Anne Ruiz-Gazen
IBD Salle 21
AMU - AMSE
5-9 boulevard Maurice Bourdet
13001 Marseille
Michel Lubrano : michel.lubrano[at]univ-amu.fr
Pierre Michel : pierre.michel[at]univ-amu.fr
Combining survey sample data and big data is an important current challenge in finite population inference. While survey sample data are obtained through a probability sampling design, big data consist usually of non-probability samples. Many well-known unbiased or approximately unbiased estimation methods exist for estimating finite population parameters from a probability sample. Inference from a non-probability sample is, however, often subject to selection bias. Recently, a data integration approach has been proposed by Kim and Tam (2021) and incorporates a probability sample to handle the selection bias of non-probability samples. In the first part of the presentation, we propose to revisit their approach and study in detail the gain in terms of efficiency of some estimators when combining probability and non-probability samples. In the second part of the presentation, we focus on the case where the target variable is not observable in the big data source, while the auxiliary information, present in this source, is not measured in the probability sample.
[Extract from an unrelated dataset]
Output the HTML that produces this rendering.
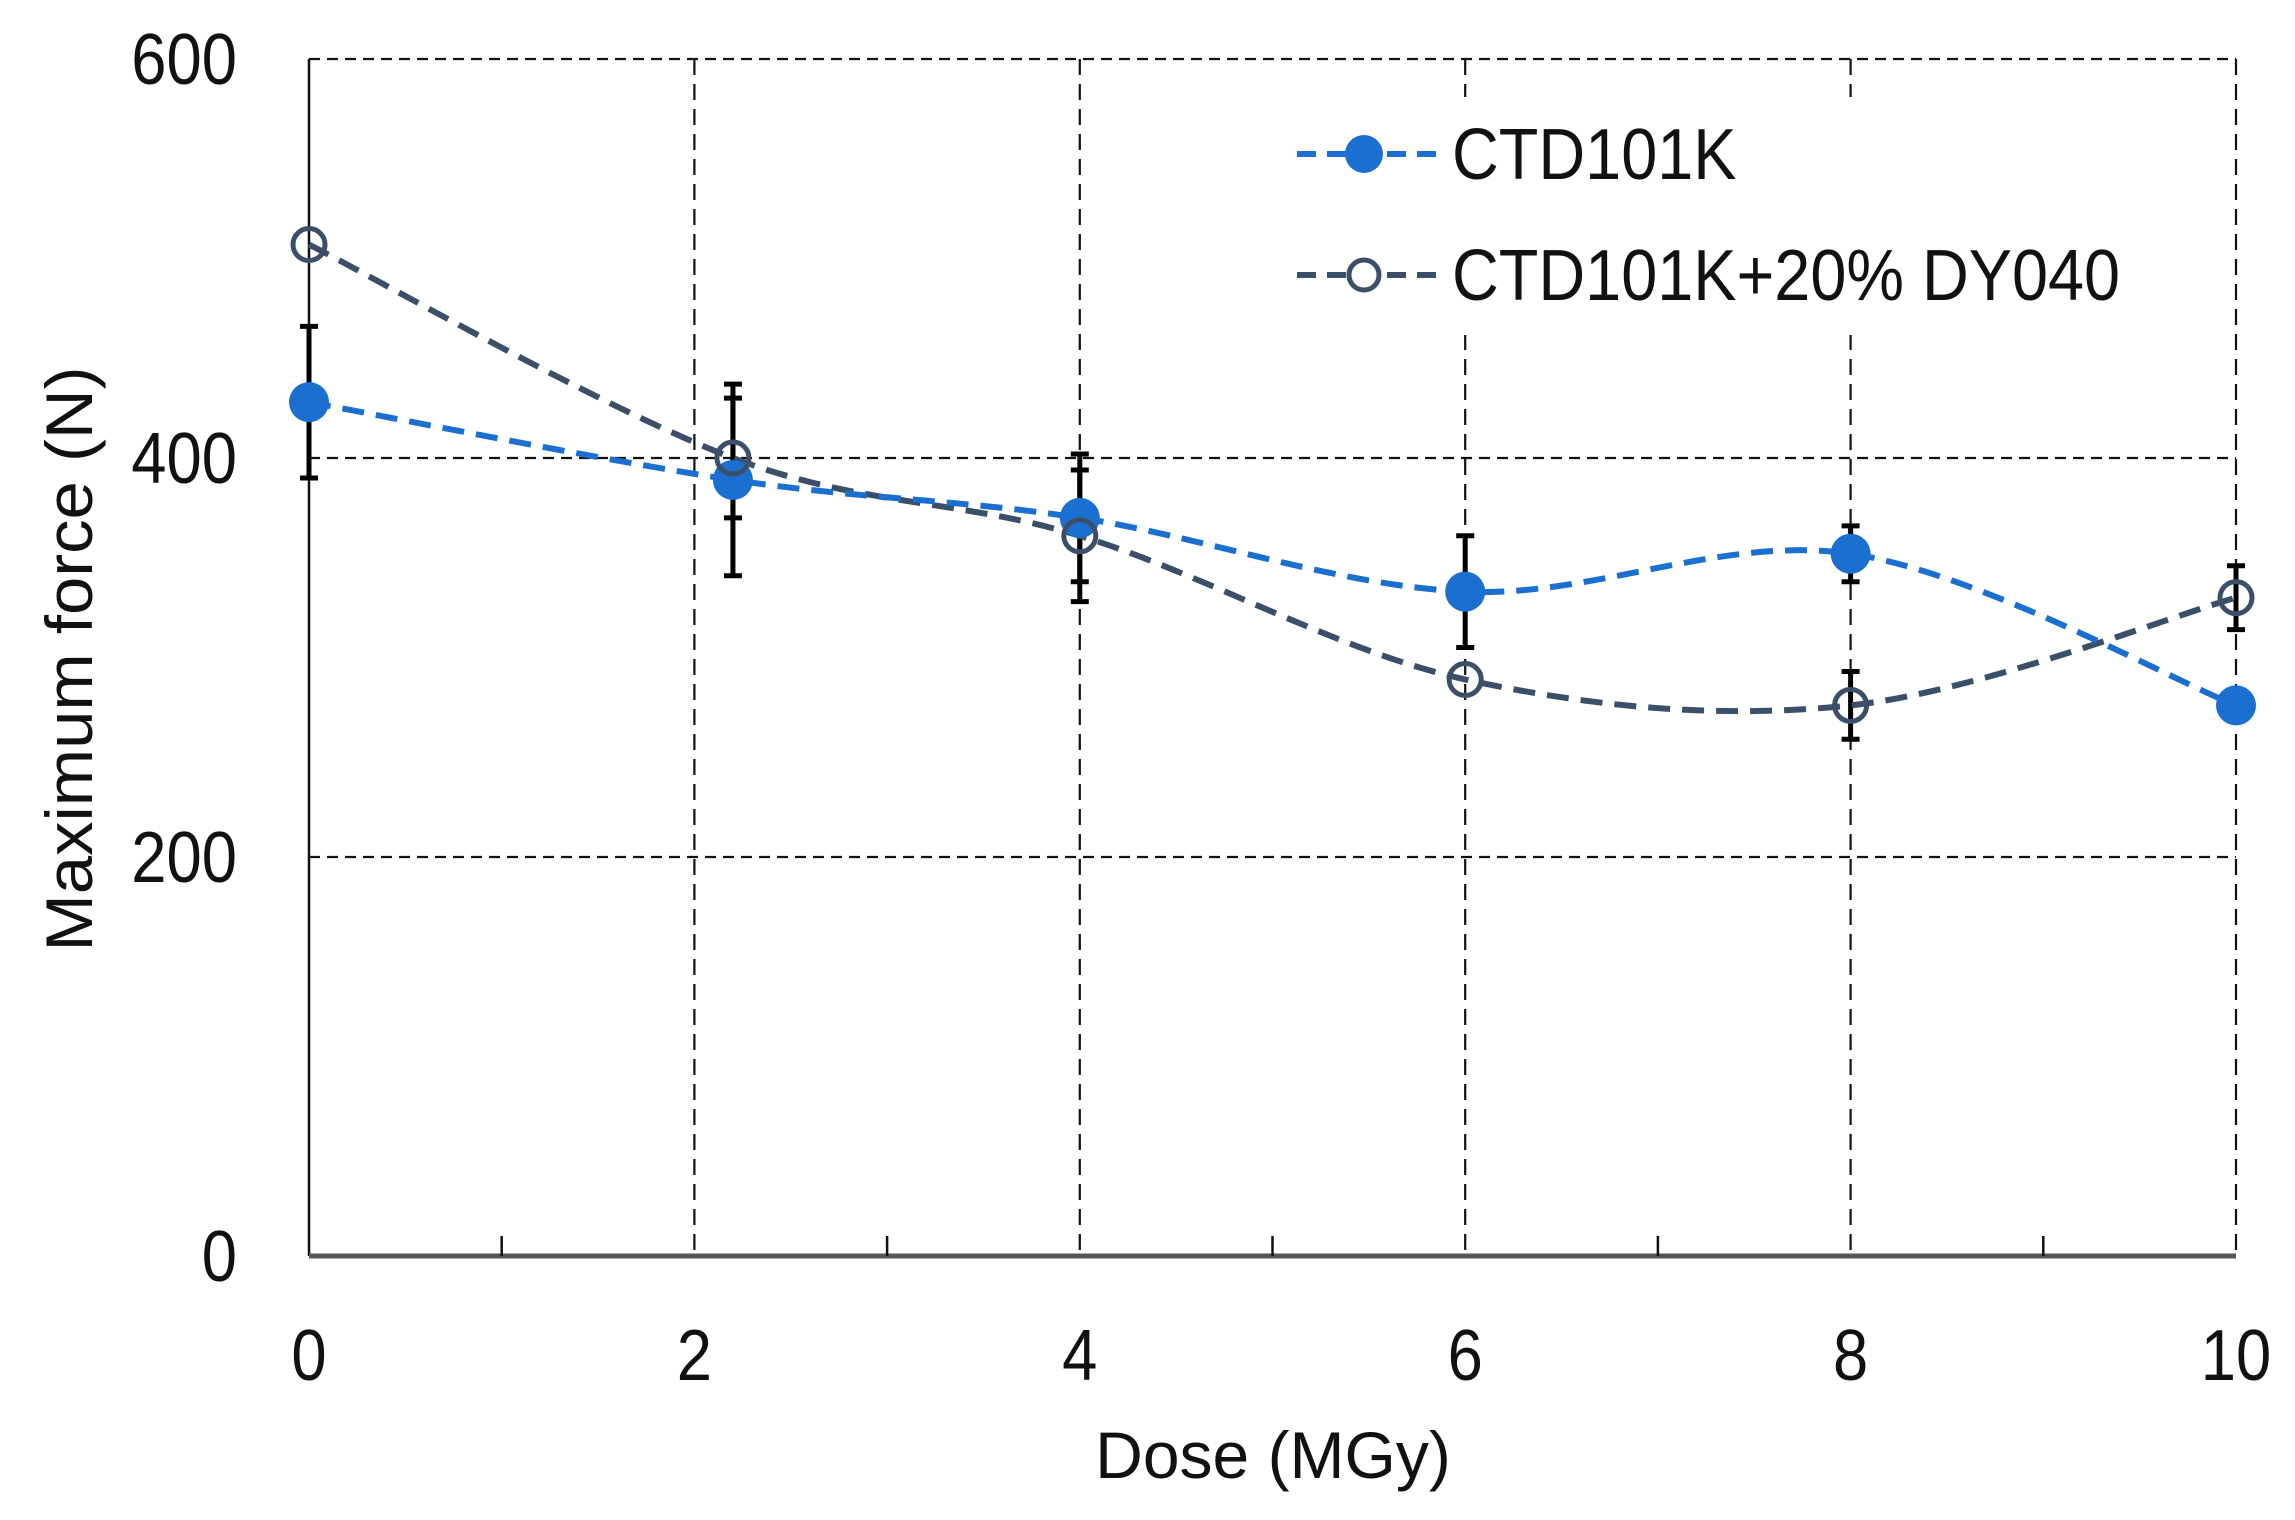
<!DOCTYPE html>
<html><head><meta charset="utf-8"><style>
html,body{margin:0;padding:0;background:#fff;}
svg{display:block;font-family:"Liberation Sans Narrow","Liberation Sans",sans-serif;}
</style></head><body>
<svg id="chart" width="2295" height="1520" viewBox="0 0 2295 1520">
<g id="grid"></g>
<g id="axes"></g>
<g id="series"></g>
<g id="legend"></g>
</svg>
<script>
const xTicks=[0,2,4,6,8,10];
const yTicks=[0,200,400,600];
const xA=[0,2.2,4,6,8,10];
const ctdVals=[428,389,370,333,352,276];
const ctdErr=[38,48,32,28,14,0];
const dyVals=[507,400,361,289,276,330];
const dyErr=[0,30,33,0,17,16];
const seriesNames=["CTD101K","CTD101K+20% DY040"];

const L=309,R=2236,T=59,B=1256;
const X=v=>L+(v-0)/(10-0)*(R-L);
const Y=v=>B-(v-0)/(600-0)*(B-T);
const NS="http://www.w3.org/2000/svg";
function mk(tag,attrs,parent){const e=document.createElementNS(NS,tag);for(const k in attrs)e.setAttribute(k,attrs[k]);parent.appendChild(e);return e;}
const grid=document.getElementById('grid'),axes=document.getElementById('axes'),ser=document.getElementById('series'),leg=document.getElementById('legend');

yTicks.forEach(t=>{if(t===0)return;
 const l=mk('line',{x1:L,x2:R,y1:Y(t),y2:Y(t),stroke:'#111','stroke-width':2.2,'stroke-dasharray':'11,7'},grid);
 
 });
xTicks.forEach(t=>{if(t===0)return;
 const l=mk('line',{x1:X(t),x2:X(t),y1:T,y2:B,stroke:'#111','stroke-width':2.2,'stroke-dasharray':'16,9'},grid);
 
 });
let a=mk('line',{x1:L,x2:L,y1:T,y2:B,stroke:'#111','stroke-width':2.5},axes);


a=mk('line',{x1:L,x2:R,y1:B,y2:B,stroke:'#555','stroke-width':5},axes);


[1,3,5,7,9].forEach(t=>{const m=mk('line',{x1:X(t),x2:X(t),y1:B,y2:B-20,stroke:'#111','stroke-width':2.5},axes);
 
 });
yTicks.forEach(t=>{const e=mk('text',{x:0,y:0,'text-anchor':'end','font-size':72,fill:'#111',transform:'translate(237,'+(Y(t)+25)+') scale(0.88,1)'},axes);e.textContent=t;
 
 });
xTicks.forEach(t=>{const e=mk('text',{x:0,y:0,'text-anchor':'middle','font-size':72,fill:'#111',transform:'translate('+X(t)+',1380) scale(0.88,1)'},axes);e.textContent=t;
 
 });
let tt=mk('text',{x:1273,y:1478,'text-anchor':'middle','font-size':66,fill:'#111'},axes);tt.textContent='Dose (MGy)';


tt=mk('text',{x:0,y:0,'text-anchor':'middle','font-size':66,fill:'#111',transform:'translate(92,659) rotate(-90)',textLength:585,lengthAdjust:'spacingAndGlyphs'},axes);tt.textContent='Maximum force (N)';



function smooth(xs,ys){const p=xs.map((x,i)=>[X(x),Y(ys[i])]);let d='M'+p[0][0]+','+p[0][1];
 for(let i=0;i<p.length-1;i++){const p0=p[Math.max(0,i-1)],p1=p[i],p2=p[i+1],p3=p[Math.min(p.length-1,i+2)];
  const c1=[p1[0]+(p2[0]-p0[0])/6,p1[1]+(p2[1]-p0[1])/6],c2=[p2[0]-(p3[0]-p1[0])/6,p2[1]-(p3[1]-p1[1])/6];
  d+=' C'+c1+' '+c2+' '+p2;}return d;}
function errbars(vals,errs,name){xA.forEach((x,i)=>{if(!errs[i])return;const cx=X(x),y1=Y(vals[i]+errs[i]),y2=Y(vals[i]-errs[i]);
 const g=mk('g',{stroke:'#000','stroke-width':5},ser);
 
 
 mk('line',{x1:cx,x2:cx,y1:y1,y2:y2},g);mk('line',{x1:cx-9,x2:cx+9,y1:y1,y2:y1},g);mk('line',{x1:cx-9,x2:cx+9,y1:y2,y2:y2},g);});}
errbars(ctdVals,ctdErr,'ctd101k');
errbars(dyVals,dyErr,'dy040');
const BLUE='#1a6fd0',SLATE='#3b5068';
let p=mk('path',{d:smooth(xA,dyVals),fill:'none',stroke:SLATE,'stroke-width':6,'stroke-dasharray':'22,12'},ser);


p=mk('path',{d:smooth(xA,ctdVals),fill:'none',stroke:BLUE,'stroke-width':6,'stroke-dasharray':'22,12'},ser);


xA.forEach((x,i)=>{const c=mk('circle',{cx:X(x),cy:Y(ctdVals[i]),r:20,fill:BLUE},ser);
 
 });
xA.forEach((x,i)=>{const c=mk('circle',{cx:X(x),cy:Y(dyVals[i]),r:16,fill:'none',stroke:SLATE,'stroke-width':5},ser);
 
 });

const bg=mk('rect',{x:1275,y:97,width:860,height:238,fill:'#fff'},leg);


[[154,BLUE,true],[275,SLATE,false]].forEach((r,i)=>{
 const g=mk('g',{},leg);
 
 
 mk('line',{x1:1297,x2:1440,y1:r[0],y2:r[0],stroke:r[1],'stroke-width':6,'stroke-dasharray':'19,11'},g);
 if(r[2])mk('circle',{cx:1364,cy:r[0],r:19,fill:r[1]},g);
 else mk('circle',{cx:1364,cy:r[0],r:15,fill:'#fff',stroke:r[1],'stroke-width':5},g);
 const t=mk('text',{x:0,y:0,'font-size':72,fill:'#111',transform:'translate(1452,'+(r[0]+25)+') scale(0.9,1)'},g);t.textContent=seriesNames[i];
});
</script>
</body></html>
In such a situation, new estimators can be defined by following a prediction approach. These estimators are either design-based, model-based, or cosmetic. Their properties in terms of bias and efficiency are studied using theoretical and simulation results. The interest of the new estimators is illustrated in the context of the French postal service, where the objective is to estimate the monthly postal traffic by combining a survey of the mailmen rounds with the database containing the automatically processed postal mail.